If you like your TV escapist and sacrilegious and sexy and comically violent, this is your show. God has left heaven and gone walkabout; meanwhile, the spirit of creation has broken free and is zooming around the Earth trying to find a suitable host, and assassin-type angels are trying to track it down. And that’s just the first episode. Ruth Negga and Joseph Gilgun get total career-defining roles in this series. It’s a modern Life of Brian on psychedelics – I’ve recently rewatched the whole thing and it’s just as thrilling the second time round.

4. Exhibition

Michael Clark: Cosmic Dancer, V&A Dundee

Michael Clark: Cosmic Dancer at Barbican Art Gallery, London, October 2020
‘Really fun, really noisy’: Michael Clark: Cosmic Dancer. Photograph: Tim P Whitby/Getty Images for Barbican Art Gallery

This career retrospective pretty much gathered up all the footage from Michael Clark’s history.
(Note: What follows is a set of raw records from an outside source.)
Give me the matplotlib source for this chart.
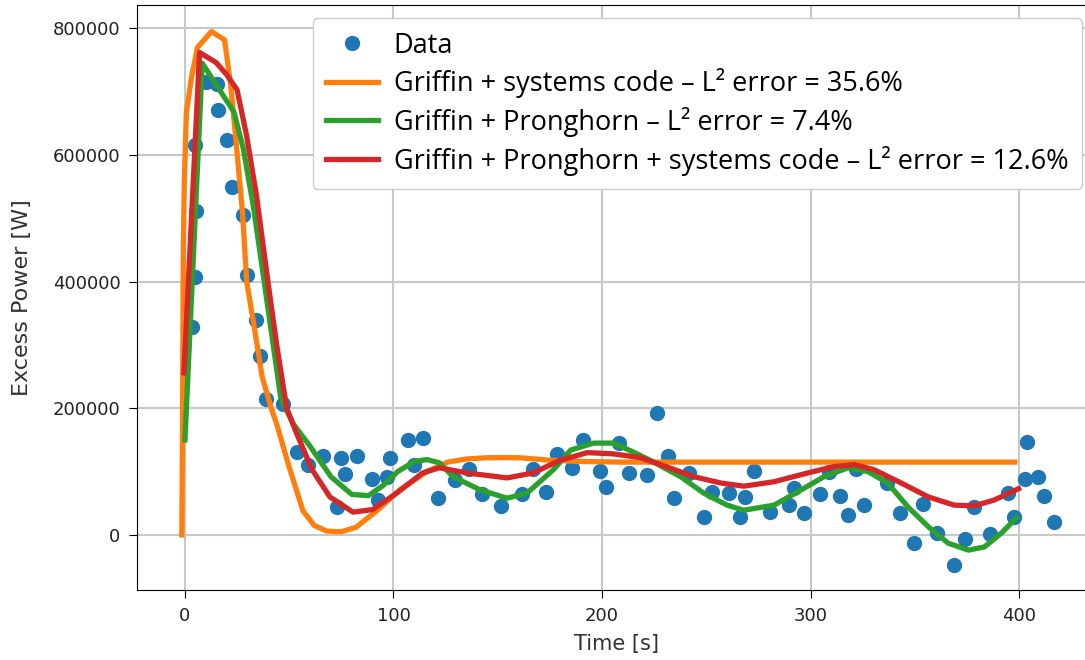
import matplotlib
matplotlib.use('Agg')
import matplotlib.pyplot as plt
import numpy as np

# measured data (time in s, power in kW)
data_t = [3.6, 4.6, 5.2, 4.6, 9.9, 15.5, 16, 20, 22.4, 27.6, 29.6, 34, 36, 39, 47,
          53.6, 59, 66, 73, 75, 76.7, 82.5, 89.6, 92.6, 96.7, 98.3, 107, 110, 114,
          121.5, 129.5, 136, 142.5, 151.5, 161.6, 167, 173, 178.5, 185.5, 191, 199,
          202, 208, 213, 221.6, 226.6, 231.5, 234.5, 241.6, 248.8, 253, 260.8, 266,
          268.8, 273, 280.5, 289.6, 292, 297, 304.5, 309, 314, 318, 322, 325.8,
          336.8, 343, 349.5, 354, 360.5, 369, 374, 378.6, 386, 394.8, 397.8, 403,
          404, 409, 412, 416.6]
data_p = [329, 408, 511, 616, 716, 713, 671, 624, 550, 505, 410, 340, 282, 214, 207,
          131, 111, 125, 44, 122, 97, 125, 88, 55, 92, 122, 150, 110, 153,
          58, 87, 104, 65, 46, 65, 104, 68, 128, 106, 150, 101,
          76, 145, 98, 95, 193, 125, 58, 98, 28, 68, 66, 28,
          60, 101, 36, 47, 74, 35, 64, 100, 62, 32, 104, 47,
          82, 35, -13, 49, 3, -47, -6, 44, 2, 66, 28, 88,
          147, 92, 61, 21]

# Griffin + systems code
sys_t = [-1.5, -1.2, -1, -0.8, -0.3, 0.7, 3, 6, 12.7, 19, 22, 25, 27.7, 29.6, 33.4,
         37, 41.4, 44, 50, 56.6, 62, 68, 75, 82, 92, 103, 116, 126, 135, 145, 160,
         175, 190, 210, 250, 300, 350, 398]
sys_p = [0, 150, 300, 450, 560, 667, 720, 770, 795, 782, 708, 604, 505, 400, 325,
         250, 200, 175, 107, 38, 15, 6, 5, 12, 38, 71, 100, 115, 120, 122, 122,
         118, 116, 115, 115, 115, 115, 115]

# Griffin + Pronghorn
pr_t = [0, 8.3, 23.5, 28, 33, 38, 46, 52, 60, 70, 80, 88, 95, 102, 110, 116, 122,
        128.6, 141.6, 154.5, 164, 176.7, 185, 196, 205.5, 215, 224.8, 237.7, 248.8,
        260, 268, 282.5, 295.5, 306.5, 318, 327.6, 337, 346.8, 356.5, 366, 375.7,
        383.4, 391.6, 398.8]
pr_p = [150, 745, 668, 610, 515, 400, 215, 175, 140, 92, 64, 62, 78, 100, 116, 119,
        114, 92, 71, 58, 66, 103, 134, 145, 145, 131, 115, 92, 66,
        47, 39, 47, 71, 92, 106, 100, 82, 44, 13, -13, -24,
        -19, 3, 27]

# Griffin + Pronghorn + systems code
full_t = [-0.5, 7, 15, 20, 25, 29.6, 34.4, 39.8, 44, 48.8, 53.6, 61, 69.5, 80.6, 90,
          101.5, 114, 122, 135, 154.5, 167, 180, 193, 205.5, 218.5, 231.5, 244, 257,
          268, 282.5, 298.8, 311.3, 321, 330.5, 343.5, 356.5, 369, 378.6, 388, 399.8]
full_p = [256, 762, 746, 727, 703, 630, 534, 400, 300, 200, 160, 103, 60, 36, 40,
          66, 98, 106, 98, 90, 98, 118, 130, 128, 122, 107, 92, 82,
          77, 84, 98, 108, 111, 103, 82, 60, 47, 46, 55, 73]

labels = ['Data',
          'Griffin + systems code \u2013 L\u00b2 error = 35.6%',
          'Griffin + Pronghorn \u2013 L\u00b2 error = 7.4%',
          'Griffin + Pronghorn + systems code \u2013 L\u00b2 error = 12.6%']

fig = plt.figure(figsize=(10.85, 6.6), dpi=100)
# axes run past the right edge of the picture (the original is cropped there)
ax = fig.add_axes([137/1085, 70/660, 960/1085, 585/660])

ax.plot(data_t, np.array(data_p)*1000, 'o', color='#1f77b4', markersize=10, label=labels[0])
ax.plot(sys_t, np.array(sys_p)*1000, color='#ff7f0e', lw=3.8, label=labels[1])
ax.plot(pr_t, np.array(pr_p)*1000, color='#2ca02c', lw=3.8, label=labels[2])
ax.plot(full_t, np.array(full_p)*1000, color='#d62728', lw=3.8, label=labels[3])

ax.set_xlim(-23, 437.4)
ax.set_ylim(-87000, 837000)
ax.set_xticks([0, 100, 200, 300, 400])
ax.set_yticks([0, 200000, 400000, 600000, 800000])
ax.tick_params(labelsize=13, length=6, pad=6, labelcolor='#222222')
ax.grid(True, color='#c8c8c8', lw=1.5)
ax.set_xlabel('Time [s]', fontsize=15, labelpad=7, color='#333333')
ax.set_ylabel('Excess Power [W]', fontsize=16, labelpad=15, color='#333333')

leg = ax.legend(loc='upper right', bbox_to_anchor=(1082/1085, 1-18/660),
                bbox_transform=fig.transFigure,
                prop={'family': 'Open Sans', 'size': 19.5}, handlelength=1.9,
                handletextpad=0.6, labelspacing=0.32, borderpad=0.5,
                borderaxespad=0, framealpha=1)

fig.savefig('out.png', dpi=100)
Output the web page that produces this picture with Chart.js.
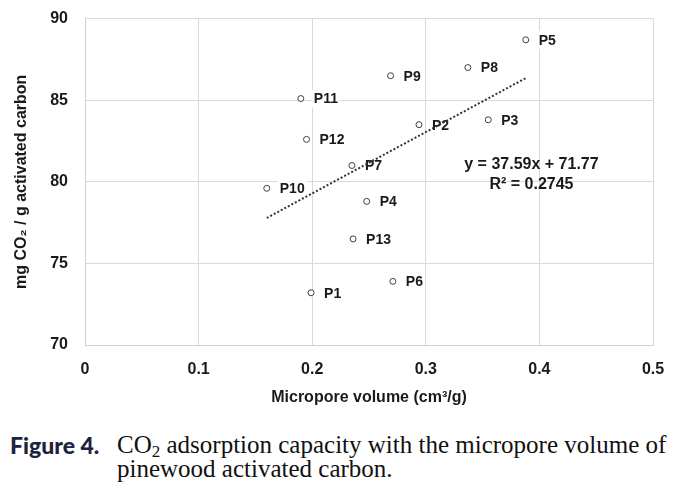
<!DOCTYPE html>
<html>
<head>
<meta charset="utf-8">
<script src="https://cdn.jsdelivr.net/npm/chart.js@4/dist/chart.umd.min.js"></script>
<style>
  html, body { margin: 0; padding: 0; background: #fff; overflow: hidden; }
  #wrap { position: relative; width: 687px; height: 493px; overflow: hidden; }
  #chart { position: absolute; left: 0; top: -8px; }
  .cap { position: absolute; font-family: "Liberation Serif", serif; font-size: 25px; line-height: 24px; color: #111; white-space: nowrap; }
  .fig { font-family: Lato, "DejaVu Sans", sans-serif; font-weight: 900; font-size: 23px; color: #1c2340; }
</style>
</head>
<body>
<div id="wrap">
  <canvas id="chart" width="687" height="420"></canvas>
  <div class="cap fig" style="top:433px; left:10px;">Figure 4.</div>
  <div class="cap" style="top:433px; left:117px;">CO<sub style="font-size:17px; vertical-align:-4px; line-height:0;">2</sub> adsorption capacity with the micropore volume of</div>
  <div class="cap" style="top:457px; left:117px;">pinewood activated carbon.</div>
</div>
<script>
// sample names and values
const sampleNames = ['P1', 'P2', 'P3', 'P4', 'P5', 'P6', 'P7', 'P8', 'P9', 'P10', 'P11', 'P12', 'P13'];
const microporeVolume = [0.199, 0.294, 0.355, 0.248, 0.388, 0.271, 0.235, 0.337, 0.269, 0.160, 0.190, 0.195, 0.236];
const co2Uptake = [73.2, 83.5, 83.8, 78.8, 88.7, 73.9, 81.0, 87.0, 86.5, 79.6, 85.1, 82.6, 76.5];

// linear trendline as printed on the chart
const trendSlope = 37.59;
const trendIntercept = 71.77;
const trendX = [0.160, 0.388];

const xTicks = [0, 0.1, 0.2, 0.3, 0.4, 0.5];
const yTicks = [70, 75, 80, 85, 90];

const FONT = '"Liberation Sans", Arial, sans-serif';

const scatterData = microporeVolume.map((x, i) => ({ x: x, y: co2Uptake[i] }));
const trendData = trendX.map(x => ({ x: x, y: trendSlope * x + trendIntercept }));

// data labels with white background, drawn under the points and trendline
const pointLabels = {
    id: 'pointLabels',
    beforeDatasetsDraw(chart) {
        const ctx = chart.ctx;
        const meta = chart.getDatasetMeta(0);
        ctx.save();
        ctx.font = 'bold 14px ' + FONT;
        ctx.textBaseline = 'middle';
        meta.data.forEach((pt, i) => {
            const text = sampleNames[i];
            const w = ctx.measureText(text).width;
            const x = pt.x + 13;
            ctx.fillStyle = '#fff';
            ctx.fillRect(x - 2, pt.y - 9, w + 4, 18);
            ctx.fillStyle = '#1a1a1a';
            ctx.fillText(text, x, pt.y + 1);
        });
        ctx.restore();
    }
};

const equationLabel = {
    id: 'equationLabel',
    afterDatasetsDraw(chart) {
        const ctx = chart.ctx;
        const xs = chart.scales.x, ys = chart.scales.y;
        const cx = xs.getPixelForValue(0.393);
        const cy = ys.getPixelForValue(81.05);
        ctx.save();
        ctx.font = 'bold 16px ' + FONT;
        ctx.fillStyle = '#1a1a1a';
        ctx.textAlign = 'center';
        ctx.textBaseline = 'middle';
        ctx.fillText('y = ' + trendSlope + 'x + ' + trendIntercept, cx, cy);
        ctx.fillText('R² = 0.2745', cx, cy + 20);
        ctx.restore();
    }
};

new Chart(document.getElementById('chart'), {
    type: 'scatter',
    data: {
        datasets: [
            {
                label: 'samples',
                data: scatterData,
                pointRadius: 3,
                pointBorderWidth: 1,
                pointBorderColor: '#404040',
                pointBackgroundColor: '#fff'
            },
            {
                type: 'line',
                label: 'trend',
                data: trendData,
                borderColor: '#333',
                borderWidth: 2,
                borderDash: [2, 2],
                pointRadius: 0,
                fill: false
            }
        ]
    },
    options: {
        responsive: false,
        animation: false,
        layout: { padding: { top: 10, right: 34, bottom: 0, left: 0 } },
        plugins: {
            legend: { display: false },
            tooltip: { enabled: false }
        },
        scales: {
            x: {
                type: 'linear',
                min: 0,
                max: 0.5,
                afterBuildTicks: scale => { scale.ticks = xTicks.map(v => ({ value: v })); },
                afterFit: scale => { scale.height = 67; },
                grid: { color: '#d9d9d9', drawTicks: false },
                border: { color: '#d0d0d0' },
                ticks: {
                    padding: 15,
                    color: '#1a1a1a',
                    font: { family: FONT, size: 16, weight: 'bold' },
                    callback: v => String(v)
                },
                title: {
                    display: true,
                    text: 'Micropore volume (cm³/g)',
                    color: '#1a1a1a',
                    font: { family: FONT, size: 16, weight: 'bold' },
                    padding: { top: 0, bottom: 5 }
                }
            },
            y: {
                min: 70,
                max: 90,
                afterBuildTicks: scale => { scale.ticks = yTicks.map(v => ({ value: v })); },
                afterFit: scale => { scale.width = 85; },
                grid: { color: '#d9d9d9', drawTicks: false },
                border: { color: '#d0d0d0' },
                ticks: {
                    padding: 17,
                    color: '#1a1a1a',
                    font: { family: FONT, size: 16, weight: 'bold' }
                },
                title: {
                    display: true,
                    text: 'mg CO₂ / g activated carbon',
                    color: '#1a1a1a',
                    font: { family: FONT, size: 16, weight: 'bold' },
                    padding: { top: 12, bottom: 0 }
                }
            }
        }
    },
    plugins: [pointLabels, equationLabel]
});
</script>
</body>
</html>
It wasn’t unlike a Bill Viola exhibition: there were these massive video screens that took you through his development, training and personality to show how he grew into being the choreographer that he became. My highlight was when he started to work with the legend that is Leigh Bowery, and the ballet he created for the Fall called I Am Curious, Orange. His work had been quite calm and contemplative up until then, and then he hit his punk period and it got really fun, really noisy.

5. Film

Children of Men (dir Alfonso Cuarón, 2006)

Michael Caine in Children of Men (2006
‘Absolutely hilarious’: Michael Caine in Children of Men (2006). Photograph: AA Film Archive/Alamy

This is set in a dystopian near-future in London. I rewatched it a few times, before and after Brexit kicked in, when I was making the decision to leave the UK. I felt so psychologically brutalised by what was going on that I could really relate to this film again. The police state vision of future England in this movie was slowly becoming a reality: heavily armed police patrols on the streets, refugees and immigrants locked up in camps. Julianne Moore and Clive Owen are excellent, but top prize goes to Michael Caine, who plays this long-haired hippy stoner – his performance is absolutely hilarious.

Birdsong.fm app

6. App

Birdsong.fm

I hate memes, but I did see one recently of a hipster saying: “Oh man, I don’t listen to bands any more, they’re all on major labels. I only listen to birdsong.” And it made me think of me, because I don’t listen to much music, I’d often rather listen to birdsong. When I was in central London it became so noisy that I was using this app to drown out the construction noise and the sirens, to try and achieve some kind of peace. It’s meditative and contemplative.